The RBI regulates which financial institutions can access certain grades of broad tape information—particularly regarding monetary policy announcements, commercial bank lending data, and forex market updates. SEBI mandates that stock exchanges distribute price and volume data through broad tape mechanisms simultaneously to all market participants, ensuring fair market access.
For Indian banking professionals, understanding broad tape is relevant to the JAIIB (Junior Associate Indian Institute of Bankers) syllabus, particularly in modules covering capital markets, trading operations, and market infrastructure. Large Indian banks like SBI, HDFC Bank, and ICICI Bank maintain real-time broad tape feeds in their trading and treasury operations to monitor market conditions, manage liquidity, and execute trades efficiently.
The National Stock Exchange (NSE) and BSE operate their own broad tape systems, distributing real-time share prices, corporate action announcements, and regulatory filings to all subscribers. For ₹100+ crore trading firms and institutional investors in India, broad tape subscriptions are essential operational tools.
Practical Example
Anil Kapoor is a portfolio manager at a Mumbai-based asset management firm managing ₹500 crore in equity funds. At 9:50 a.m. on a Tuesday, before market open, his trading desk receives a broad tape alert: "Reliance Industries announces Q3 results—profit down 15%, margin compression due to crude oil prices."

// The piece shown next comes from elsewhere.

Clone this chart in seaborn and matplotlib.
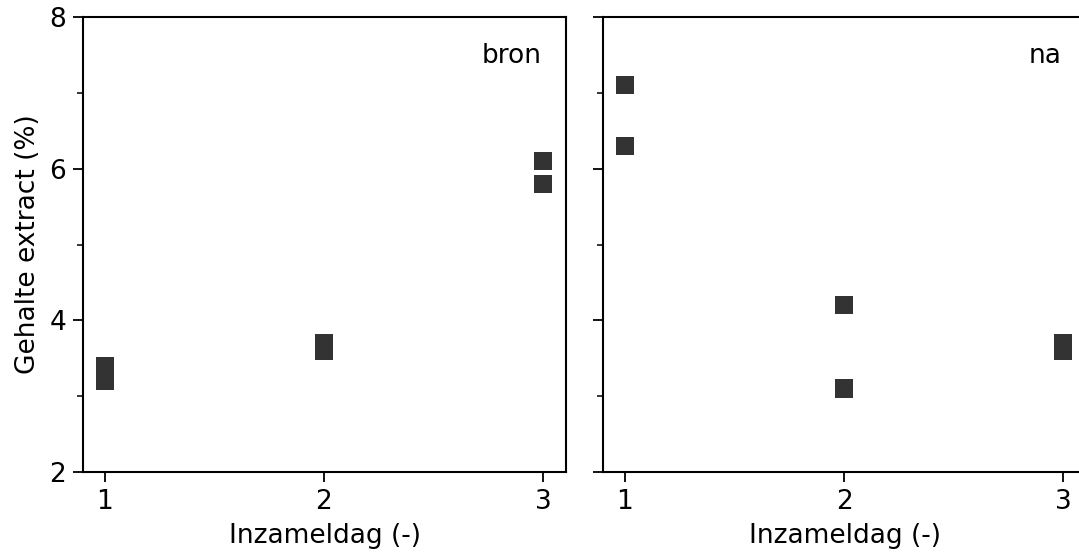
import matplotlib
matplotlib.use("Agg")
import matplotlib.pyplot as plt
from matplotlib.ticker import MultipleLocator
import seaborn as sns
import pandas as pd

# Data
days_bron = [1, 1, 2, 2, 3, 3]
values_bron = [3.4, 3.2, 3.7, 3.6, 6.1, 5.8]
days_na = [1, 1, 2, 2, 3, 3]
values_na = [7.1, 6.3, 4.2, 3.1, 3.7, 3.6]
panel_labels = ["bron", "na"]
x_ticks = [1, 2, 3]
y_ticks = [2, 4, 6, 8]

sns.set_theme(style="ticks")
plt.rcParams["font.family"] = ["DejaVu Sans"]
plt.rcParams.update({
    "axes.linewidth": 1.5,
    "xtick.major.width": 1.3,
    "ytick.major.width": 1.3,
    "ytick.minor.width": 1.1,
    "xtick.major.size": 7,
    "ytick.major.size": 7,
    "ytick.minor.size": 4,
    "xtick.major.pad": 5,
    "ytick.major.pad": 5,
    "xtick.labelsize": 19,
    "ytick.labelsize": 19,
    "axes.labelsize": 19,
    "axes.edgecolor": "black",
    "xtick.color": "black",
    "ytick.color": "black",
    "text.color": "black",
    "axes.labelcolor": "black",
})

df = pd.concat([
    pd.DataFrame({"Inzameldag": days_bron, "Gehalte": values_bron, "panel": "bron"}),
    pd.DataFrame({"Inzameldag": days_na, "Gehalte": values_na, "panel": "na"}),
])

fig = plt.figure(figsize=(10.79, 5.55), dpi=100)
w = 0.4477
h = 0.8198
ax1 = fig.add_axes([0.0769, 0.1495, w, h])
ax2 = fig.add_axes([0.5589, 0.1495, w, h], sharey=ax1)

for ax, lab in zip([ax1, ax2], panel_labels):
    sub = df[df["panel"] == lab]
    sns.scatterplot(data=sub, x="Inzameldag", y="Gehalte", ax=ax, marker="s",
                    s=175, color="#333333", edgecolor="none", linewidth=0,
                    legend=False)
    ax.set_xlim(0.9, 3.105)
    ax.set_ylim(2, 8)
    ax.set_xticks(x_ticks)
    ax.set_yticks(y_ticks)
    ax.yaxis.set_minor_locator(MultipleLocator(1))
    ax.set_xlabel("Inzameldag (-)", labelpad=6)
    ax.text(0.95, 0.915, lab, transform=ax.transAxes, ha="right", va="center",
            fontsize=19)

ax1.set_ylabel("Gehalte extract (%)", labelpad=6)
ax2.set_ylabel("")
ax2.tick_params(axis="y", labelleft=False)

fig.savefig("out.png", dpi=100)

Within seconds, this news appears on Anil's Bloomberg terminal, on his firm's trading platform dashboard, and simultaneously across every institutional desk in India. Anil's team quickly analyzes the impact on the company's ₹50 crore holding in Reliance stock. By 9:55 a.m., before the NSE opens at 10:00 a.m., Anil decides whether to increase, hold, or reduce the position.
Without broad tape, Anil would learn about the earnings announcement only after the market opened, and by then, stock prices would already have adjusted based on other traders' reactions. Broad tape ensures that Anil and every other institutional investor receives news simultaneously, creating fair market conditions and enabling faster decision-making. His trading operations depend entirely on the continuous, real-time flow of broad tape information.
Broad Tape vs. Ticker Tape
| Aspect | Broad Tape | Ticker Tape |
|---|---|---|
| Content | Comprehensive: news, indices, earnings, economic data, corporate actions | Narrow focus: stock prices and volume only |
| Scope | Real-time business and financial information across all markets | Historical stock price movements and quotations |
| Audience | Institutional investors, traders, portfolio managers, analysts | General public, retail traders, news displays |
| Medium | Digital feeds, platforms, terminals, apps | Historical paper records, visual displays, tickers |
Broad tape is the modern evolution of the ticker tape concept, vastly expanding the type and volume of information. Ticker tape historically showed only individual stock prices updated tick-by-tick, while broad tape encompasses market indices, breaking news, corporate announcements, and economic releases. Broad tape is essential for active trading and investment decision-making; ticker tape was primarily a record-keeping and public information tool.
Key Takeaways
- Broad tape originated in the 1880s as a wide paper ticker used by Dow Jones to distinguish financial news from stock quotations.
- Today, broad tape refers to real-time electronic feeds of financial news, market data, and business information delivered to institutional investors and brokers.
- Broad tape is regulated in India by SEBI and the RBI to ensure simultaneous dissemination of material information to all market participants, preventing insider trading.
- Major Indian stock exchanges (NSE and BSE) operate broad tape systems that distribute real-time price data and corporate announcements.
- Bloomberg, Reuters, and domestic platforms like Moneycontrol Pro deliver broad tape services in India to trading firms and professional investors.
- Broad tape feeds are event-driven and continuous, updating instantly when news occurs, unlike periodic reports or daily summaries.
- Access to premium broad tape services requires institutional-grade subscriptions; retail investors access equivalent data through free or low-cost apps and websites.
- Understanding broad tape is part of the JAIIB syllabus, particularly in capital markets and trading operations modules.
Frequently Asked Questions
Q: Is broad tape available to retail investors in India?
A: Yes, but in a limited form. Retail investors access broad tape-equivalent information through free or subsidized platforms like Moneycontrol, Economic Times, and exchange apps (NSE and BSE apps). Premium real-time broad tape feeds (Bloomberg, Reuters) require paid institutional subscriptions, typically costing ₹10,000–₹50,000+ per year.
Q: How does broad tape prevent insider trading?
A: Broad tape systems are designed to distribute material, non-public information (earnings, mergers, regulatory decisions) to all market participants simultaneously. This simultaneity ensures that no single trader or firm has information advantage, which is a key safeguard under SEBI's Fair Disclosure Code and the Securities and Regulation Board Act.
Q: What is the difference between broad tape and real-time stock market data?
A: Broad tape is broader in scope—it includes stock prices, market news, economic data, corporate announcements, and business intelligence in one continuous feed. Real-time stock market data refers only to live share prices and trading volume. Broad tape incorporates real-time stock data plus much more.